Write out all of the entries that follow, word for word, but skip the pictures.

## Materials provided:
#####

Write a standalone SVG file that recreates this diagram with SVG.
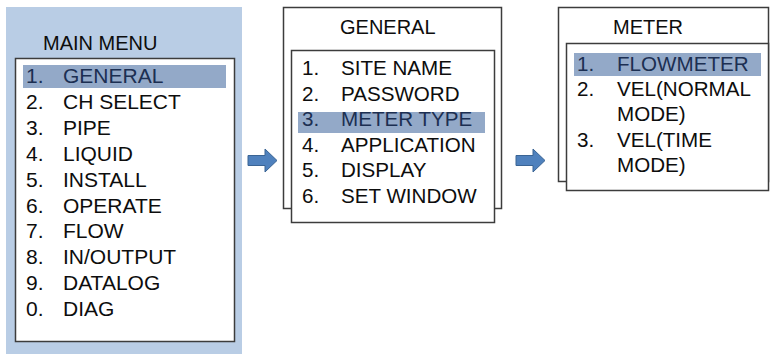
<svg xmlns="http://www.w3.org/2000/svg" width="771" height="354" viewBox="0 0 771 354">
  <style>
    .panel-bg { fill: #b9cde5; }
    .box { fill: #ffffff; stroke: #3c3c3c; stroke-width: 1.5; }
    .sel { fill: #93a9c8; }
    text { font-family: "Liberation Sans", Arial, sans-serif; font-size: 20px; fill: #0d0d0d; }
    .main text { font-size: 21px; }
    .sub text.item { font-size: 20.6px; }
    text.hl { fill: #1c2f52; }
    .arrow { fill: #4f81bd; stroke: #3a6494; stroke-width: 1; }
  </style>
  <defs>
    <path id="block-arrow" d="M0,-5 H17 V-11.5 L29,0 L17,11.5 V5 H0 Z"/>
  </defs>
  <rect width="771" height="354" fill="#ffffff"/>

  <!-- Main menu panel -->
  <g id="main-menu" class="main">
    <rect class="panel-bg" x="6" y="7" width="236" height="347"/>
    <text x="43" y="50" style="font-size:20px">MAIN MENU</text>
    <rect class="box" x="15.5" y="58.5" width="219" height="283"/>
    <rect class="sel" x="23" y="65" width="203" height="23"/>
    <text class="hl" x="26" y="83">1.</text><text class="hl" x="63" y="83">GENERAL</text>
    <text x="26" y="108.9">2.</text><text x="63" y="108.9">CH SELECT</text>
    <text x="26" y="134.8">3.</text><text x="63" y="134.8">PIPE</text>
    <text x="26" y="160.7">4.</text><text x="63" y="160.7">LIQUID</text>
    <text x="26" y="186.6">5.</text><text x="63" y="186.6">INSTALL</text>
    <text x="26" y="212.5">6.</text><text x="63" y="212.5">OPERATE</text>
    <text x="26" y="238.4">7.</text><text x="63" y="238.4">FLOW</text>
    <text x="26" y="264.3">8.</text><text x="63" y="264.3">IN/OUTPUT</text>
    <text x="26" y="290.2">9.</text><text x="63" y="290.2">DATALOG</text>
    <text x="26" y="316.1">0.</text><text x="63" y="316.1">DIAG</text>
  </g>

  <!-- General submenu -->
  <g id="general-menu" class="sub">
    <rect class="box" x="283.5" y="7.5" width="218" height="201"/>
    <text x="340" y="34">GENERAL</text>
    <rect class="box" x="291.5" y="50.5" width="203" height="172"/>
    <rect class="sel" x="298" y="112" width="187" height="21"/>
    <text class="item" x="302" y="75">1.</text><text class="item" x="341" y="75">SITE NAME</text>
    <text class="item" x="302" y="100.6">2.</text><text class="item" x="341" y="100.6">PASSWORD</text>
    <text class="item hl" x="302" y="126.2">3.</text><text class="item hl" x="341" y="126.2">METER TYPE</text>
    <text class="item" x="302" y="151.8">4.</text><text class="item" x="341" y="151.8">APPLICATION</text>
    <text class="item" x="302" y="177.4">5.</text><text class="item" x="341" y="177.4">DISPLAY</text>
    <text class="item" x="302" y="203">6.</text><text class="item" x="341" y="203">SET WINDOW</text>
  </g>

  <!-- Meter type submenu -->
  <g id="meter-menu" class="sub">
    <rect class="box" x="558.5" y="7.5" width="210" height="174"/>
    <text x="613" y="34">METER</text>
    <rect class="box" x="566.5" y="43.5" width="202" height="147"/>
    <rect class="sel" x="574" y="53" width="187" height="23"/>
    <text class="item hl" x="577" y="71">1.</text><text class="item hl" x="617" y="71">FLOWMETER</text>
    <text class="item" x="577" y="96">2.</text><text class="item" x="617" y="96">VEL(NORMAL</text>
    <text class="item" x="617" y="121">MODE)</text>
    <text class="item" x="577" y="147">3.</text><text class="item" x="617" y="147">VEL(TIME</text>
    <text class="item" x="617" y="172">MODE)</text>
  </g>

  <!-- Navigation arrows between menu levels -->
  <g id="connectors">
    <use href="#block-arrow" class="arrow" transform="translate(248,160.5)"/>
    <use href="#block-arrow" class="arrow" transform="translate(516,160.5)"/>
  </g>
</svg>
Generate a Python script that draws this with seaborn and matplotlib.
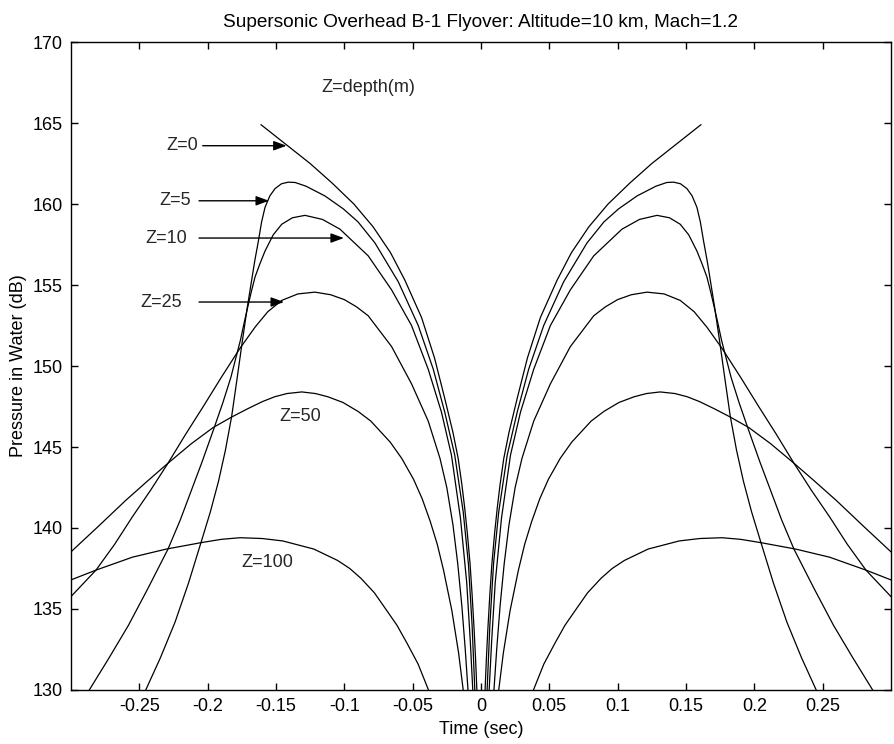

#####

## Worked answer:
Write a standalone SVG file that recreates this diagram with SVG.
<svg xmlns="http://www.w3.org/2000/svg" width="771" height="354" viewBox="0 0 771 354">
  <style>
    .panel-bg { fill: #b9cde5; }
    .box { fill: #ffffff; stroke: #3c3c3c; stroke-width: 1.5; }
    .sel { fill: #93a9c8; }
    text { font-family: "Liberation Sans", Arial, sans-serif; font-size: 20px; fill: #0d0d0d; }
    .main text { font-size: 21px; }
    .sub text.item { font-size: 20.6px; }
    text.hl { fill: #1c2f52; }
    .arrow { fill: #4f81bd; stroke: #3a6494; stroke-width: 1; }
  </style>
  <defs>
    <path id="block-arrow" d="M0,-5 H17 V-11.5 L29,0 L17,11.5 V5 H0 Z"/>
  </defs>
  <rect width="771" height="354" fill="#ffffff"/>

  <!-- Main menu panel -->
  <g id="main-menu" class="main">
    <rect class="panel-bg" x="6" y="7" width="236" height="347"/>
    <text x="43" y="50" style="font-size:20px">MAIN MENU</text>
    <rect class="box" x="15.5" y="58.5" width="219" height="283"/>
    <rect class="sel" x="23" y="65" width="203" height="23"/>
    <text class="hl" x="26" y="83">1.</text><text class="hl" x="63" y="83">GENERAL</text>
    <text x="26" y="108.9">2.</text><text x="63" y="108.9">CH SELECT</text>
    <text x="26" y="134.8">3.</text><text x="63" y="134.8">PIPE</text>
    <text x="26" y="160.7">4.</text><text x="63" y="160.7">LIQUID</text>
    <text x="26" y="186.6">5.</text><text x="63" y="186.6">INSTALL</text>
    <text x="26" y="212.5">6.</text><text x="63" y="212.5">OPERATE</text>
    <text x="26" y="238.4">7.</text><text x="63" y="238.4">FLOW</text>
    <text x="26" y="264.3">8.</text><text x="63" y="264.3">IN/OUTPUT</text>
    <text x="26" y="290.2">9.</text><text x="63" y="290.2">DATALOG</text>
    <text x="26" y="316.1">0.</text><text x="63" y="316.1">DIAG</text>
  </g>

  <!-- General submenu -->
  <g id="general-menu" class="sub">
    <rect class="box" x="283.5" y="7.5" width="218" height="201"/>
    <text x="340" y="34">GENERAL</text>
    <rect class="box" x="291.5" y="50.5" width="203" height="172"/>
    <rect class="sel" x="298" y="112" width="187" height="21"/>
    <text class="item" x="302" y="75">1.</text><text class="item" x="341" y="75">SITE NAME</text>
    <text class="item" x="302" y="100.6">2.</text><text class="item" x="341" y="100.6">PASSWORD</text>
    <text class="item hl" x="302" y="126.2">3.</text><text class="item hl" x="341" y="126.2">METER TYPE</text>
    <text class="item" x="302" y="151.8">4.</text><text class="item" x="341" y="151.8">APPLICATION</text>
    <text class="item" x="302" y="177.4">5.</text><text class="item" x="341" y="177.4">DISPLAY</text>
    <text class="item" x="302" y="203">6.</text><text class="item" x="341" y="203">SET WINDOW</text>
  </g>

  <!-- Meter type submenu -->
  <g id="meter-menu" class="sub">
    <rect class="box" x="558.5" y="7.5" width="210" height="174"/>
    <text x="613" y="34">METER</text>
    <rect class="box" x="566.5" y="43.5" width="202" height="147"/>
    <rect class="sel" x="574" y="53" width="187" height="23"/>
    <text class="item hl" x="577" y="71">1.</text><text class="item hl" x="617" y="71">FLOWMETER</text>
    <text class="item" x="577" y="96">2.</text><text class="item" x="617" y="96">VEL(NORMAL</text>
    <text class="item" x="617" y="121">MODE)</text>
    <text class="item" x="577" y="147">3.</text><text class="item" x="617" y="147">VEL(TIME</text>
    <text class="item" x="617" y="172">MODE)</text>
  </g>

  <!-- Navigation arrows between menu levels -->
  <g id="connectors">
    <use href="#block-arrow" class="arrow" transform="translate(248,160.5)"/>
    <use href="#block-arrow" class="arrow" transform="translate(516,160.5)"/>
  </g>
</svg>
Generate a Python script that draws this with seaborn and matplotlib.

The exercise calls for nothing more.